--- Exercise instructions ---
Extract each line where the string "that" shows up.

--- Data excerpts ---

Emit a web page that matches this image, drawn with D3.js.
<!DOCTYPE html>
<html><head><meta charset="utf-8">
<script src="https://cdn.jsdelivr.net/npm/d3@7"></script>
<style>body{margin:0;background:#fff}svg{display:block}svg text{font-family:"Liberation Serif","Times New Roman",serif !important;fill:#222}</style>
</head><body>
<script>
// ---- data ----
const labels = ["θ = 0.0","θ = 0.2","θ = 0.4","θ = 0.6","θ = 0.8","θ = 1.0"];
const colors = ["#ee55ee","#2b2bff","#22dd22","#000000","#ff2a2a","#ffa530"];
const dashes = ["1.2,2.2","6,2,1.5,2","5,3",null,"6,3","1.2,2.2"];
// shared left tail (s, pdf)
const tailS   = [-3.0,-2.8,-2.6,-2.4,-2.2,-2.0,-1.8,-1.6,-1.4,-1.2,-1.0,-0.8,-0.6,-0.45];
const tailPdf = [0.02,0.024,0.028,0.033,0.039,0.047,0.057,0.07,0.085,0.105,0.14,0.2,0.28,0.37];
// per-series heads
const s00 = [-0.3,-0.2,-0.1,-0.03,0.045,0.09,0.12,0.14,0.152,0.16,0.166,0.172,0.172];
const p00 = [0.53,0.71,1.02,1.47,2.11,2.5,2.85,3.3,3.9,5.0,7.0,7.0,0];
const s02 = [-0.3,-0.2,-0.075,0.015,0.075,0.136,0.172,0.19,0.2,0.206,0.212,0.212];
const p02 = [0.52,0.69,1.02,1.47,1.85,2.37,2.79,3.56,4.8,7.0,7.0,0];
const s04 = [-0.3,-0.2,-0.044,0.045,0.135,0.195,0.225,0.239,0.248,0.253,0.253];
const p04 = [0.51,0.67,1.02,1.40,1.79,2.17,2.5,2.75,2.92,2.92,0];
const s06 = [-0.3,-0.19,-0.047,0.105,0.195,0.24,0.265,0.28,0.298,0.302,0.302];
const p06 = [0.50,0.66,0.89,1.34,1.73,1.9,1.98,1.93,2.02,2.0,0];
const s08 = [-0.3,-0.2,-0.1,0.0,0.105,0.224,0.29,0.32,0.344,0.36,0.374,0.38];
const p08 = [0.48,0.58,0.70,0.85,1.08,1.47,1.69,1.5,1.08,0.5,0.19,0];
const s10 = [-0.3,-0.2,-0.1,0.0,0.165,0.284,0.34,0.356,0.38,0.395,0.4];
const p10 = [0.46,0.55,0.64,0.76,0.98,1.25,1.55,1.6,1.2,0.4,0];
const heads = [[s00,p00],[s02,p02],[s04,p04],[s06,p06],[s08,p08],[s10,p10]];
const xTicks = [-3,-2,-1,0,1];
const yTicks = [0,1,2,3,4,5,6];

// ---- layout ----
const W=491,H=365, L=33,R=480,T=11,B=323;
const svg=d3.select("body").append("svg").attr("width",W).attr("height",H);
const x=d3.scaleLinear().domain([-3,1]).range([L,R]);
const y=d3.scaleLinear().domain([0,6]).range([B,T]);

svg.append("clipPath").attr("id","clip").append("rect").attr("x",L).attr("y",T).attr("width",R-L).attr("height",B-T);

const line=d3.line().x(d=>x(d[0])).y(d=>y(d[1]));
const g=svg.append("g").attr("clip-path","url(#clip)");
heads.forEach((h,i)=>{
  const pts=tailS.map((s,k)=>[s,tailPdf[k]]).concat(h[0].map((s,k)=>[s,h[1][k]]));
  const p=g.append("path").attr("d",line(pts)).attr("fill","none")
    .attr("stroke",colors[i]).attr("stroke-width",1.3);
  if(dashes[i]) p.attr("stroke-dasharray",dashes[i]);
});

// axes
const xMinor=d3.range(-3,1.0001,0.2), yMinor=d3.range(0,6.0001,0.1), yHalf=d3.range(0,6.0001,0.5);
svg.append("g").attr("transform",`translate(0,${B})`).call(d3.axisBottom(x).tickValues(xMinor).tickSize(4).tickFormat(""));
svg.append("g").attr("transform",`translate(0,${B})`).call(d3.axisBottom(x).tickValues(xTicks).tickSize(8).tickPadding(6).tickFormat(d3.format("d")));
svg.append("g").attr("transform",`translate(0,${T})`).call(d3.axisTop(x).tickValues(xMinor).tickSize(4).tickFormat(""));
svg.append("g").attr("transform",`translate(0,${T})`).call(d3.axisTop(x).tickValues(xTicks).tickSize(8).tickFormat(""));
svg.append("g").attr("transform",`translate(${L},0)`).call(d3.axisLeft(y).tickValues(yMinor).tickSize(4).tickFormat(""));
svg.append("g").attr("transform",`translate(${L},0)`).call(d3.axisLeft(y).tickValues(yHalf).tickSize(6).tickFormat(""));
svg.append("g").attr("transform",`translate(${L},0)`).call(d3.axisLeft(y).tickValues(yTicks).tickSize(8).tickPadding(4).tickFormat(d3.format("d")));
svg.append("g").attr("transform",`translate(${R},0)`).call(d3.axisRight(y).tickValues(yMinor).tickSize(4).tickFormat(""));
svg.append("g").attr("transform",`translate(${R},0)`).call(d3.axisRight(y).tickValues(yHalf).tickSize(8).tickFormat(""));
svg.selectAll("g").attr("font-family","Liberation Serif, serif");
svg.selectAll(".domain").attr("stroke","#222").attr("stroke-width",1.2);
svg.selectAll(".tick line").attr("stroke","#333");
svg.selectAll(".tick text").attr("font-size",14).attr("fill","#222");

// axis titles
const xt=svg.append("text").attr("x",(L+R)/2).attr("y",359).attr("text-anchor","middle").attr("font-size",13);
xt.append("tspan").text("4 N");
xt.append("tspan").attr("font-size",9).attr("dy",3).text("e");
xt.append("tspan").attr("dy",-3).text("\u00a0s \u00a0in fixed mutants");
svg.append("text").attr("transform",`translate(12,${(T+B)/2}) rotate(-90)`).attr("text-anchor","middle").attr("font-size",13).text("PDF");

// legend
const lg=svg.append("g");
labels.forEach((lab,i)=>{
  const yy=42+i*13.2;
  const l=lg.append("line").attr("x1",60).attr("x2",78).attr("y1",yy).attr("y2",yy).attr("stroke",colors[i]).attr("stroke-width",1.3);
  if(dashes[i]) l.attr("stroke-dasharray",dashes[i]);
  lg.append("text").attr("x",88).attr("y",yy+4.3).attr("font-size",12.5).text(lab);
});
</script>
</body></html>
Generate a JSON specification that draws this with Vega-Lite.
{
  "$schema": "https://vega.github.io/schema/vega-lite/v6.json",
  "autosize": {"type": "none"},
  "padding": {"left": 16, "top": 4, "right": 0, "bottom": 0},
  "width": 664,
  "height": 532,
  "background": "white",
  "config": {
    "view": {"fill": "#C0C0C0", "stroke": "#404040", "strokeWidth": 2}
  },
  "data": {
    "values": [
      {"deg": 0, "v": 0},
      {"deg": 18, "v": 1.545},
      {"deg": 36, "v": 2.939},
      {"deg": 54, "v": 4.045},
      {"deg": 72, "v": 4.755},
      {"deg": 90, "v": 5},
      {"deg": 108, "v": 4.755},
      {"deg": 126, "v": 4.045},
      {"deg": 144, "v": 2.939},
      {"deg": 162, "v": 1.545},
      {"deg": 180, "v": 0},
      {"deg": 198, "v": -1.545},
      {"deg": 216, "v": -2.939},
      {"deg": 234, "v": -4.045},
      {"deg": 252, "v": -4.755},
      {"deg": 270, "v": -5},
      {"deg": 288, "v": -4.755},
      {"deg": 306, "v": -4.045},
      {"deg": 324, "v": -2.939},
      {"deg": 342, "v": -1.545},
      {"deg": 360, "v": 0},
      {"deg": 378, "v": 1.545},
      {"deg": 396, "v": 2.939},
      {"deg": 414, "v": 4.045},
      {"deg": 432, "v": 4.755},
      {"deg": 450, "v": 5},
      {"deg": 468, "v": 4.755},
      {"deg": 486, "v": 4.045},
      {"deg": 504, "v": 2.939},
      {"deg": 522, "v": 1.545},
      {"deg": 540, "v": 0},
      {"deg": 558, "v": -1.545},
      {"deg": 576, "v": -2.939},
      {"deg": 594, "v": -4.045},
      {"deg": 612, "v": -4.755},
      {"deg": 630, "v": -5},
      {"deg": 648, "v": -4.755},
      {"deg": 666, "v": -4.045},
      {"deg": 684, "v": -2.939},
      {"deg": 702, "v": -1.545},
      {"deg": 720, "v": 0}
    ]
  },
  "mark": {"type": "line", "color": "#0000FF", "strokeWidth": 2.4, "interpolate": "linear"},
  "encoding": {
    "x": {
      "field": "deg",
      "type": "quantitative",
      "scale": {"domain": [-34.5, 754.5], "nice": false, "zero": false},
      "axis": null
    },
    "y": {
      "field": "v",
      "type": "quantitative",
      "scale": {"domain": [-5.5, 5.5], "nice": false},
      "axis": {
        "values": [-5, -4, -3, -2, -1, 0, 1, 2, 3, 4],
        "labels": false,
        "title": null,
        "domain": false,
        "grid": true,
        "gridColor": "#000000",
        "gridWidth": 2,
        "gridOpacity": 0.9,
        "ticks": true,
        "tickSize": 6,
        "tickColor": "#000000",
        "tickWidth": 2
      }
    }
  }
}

--- Reply to the exercise ---
Emit a web page that matches this image, drawn with D3.js.
Generate a JSON specification that draws this with Vega-Lite.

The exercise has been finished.